Wounds, disappointments, anger and hatred all have their own opinions and filter what we experience. They distort reality to justify themselves. And the enemy of our souls wants nothing more than to foment conflict. He loves using those tools to distort our experiences in a way that reach the wounded parts of our hearts, because he knows that more often than not, we will lash out and hurt those around us.
Scripture says out of the abundance of the heart, the mouth speaks (Luke 6:45). In times of conflict with others, it is so easy to let emotions fly unrestrained. Yet if we can control ourselves and listen to what is being spoken, we can perhaps identify what is in the heart of the person speaking. And when we know that, we can wisely minister in love to the hurt.
When you are caught off-guard, however, it is not always easy to remember that.
I would love to say that I wisely listened and was able to minister in love to the hurt. I really would. Because that would mean I didn’t get into a screaming match. I was caught off-guard. In a moment of reflecting on how blessed I was…feeling very happy…the rug was viciously yanked out from under me.
I was not prepared. I let my emotions run wild and free. My own hurt and anger filtered that experience and blocked out any wisdom from YHWH.
We hurt each other. Just like HaSatan intended.

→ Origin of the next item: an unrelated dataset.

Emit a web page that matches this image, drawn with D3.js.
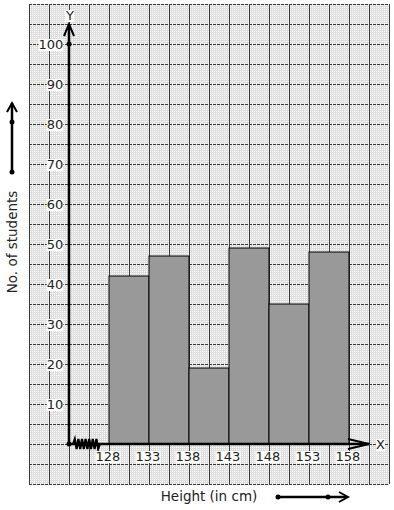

I hate feeling like a pawn.
The experience at that creepy Church of the Holy Sepulchre keeps running through my mind.
Interestingly, that church is controlled by six groups, and they all hate each other! Our leader told us of one time they were there and they had walked on the wet floor where someone was mopping and onto a dry area. The person mopping yelled at them not to walk over there because they would contaminate that other group’s area.
There’s also a ladder that has remained outside for over a hundred years. Why? Because when they made the official agreement on who controls what there, nothing was said about who has control over the ladder! I couldn’t help but think how petty.
This “holy” site signifies, to me, that division breeds conflict.
Going our own way instead of YHWHs leads to destruction. It also reminds me that each one of us sees and experiences life through lenses which are often twisted and faulty and only the wisdom and guidance of the Ruach HaKodesh can help us in times of conflict with others.
May we always be ready…
…for whatever that crafty serpent throws our way. May we always be prepared to respond in love and kindness and soft words and not react harshly out of our own hurt. YHWH help us to see others as you see them and help us to experience life unfiltered.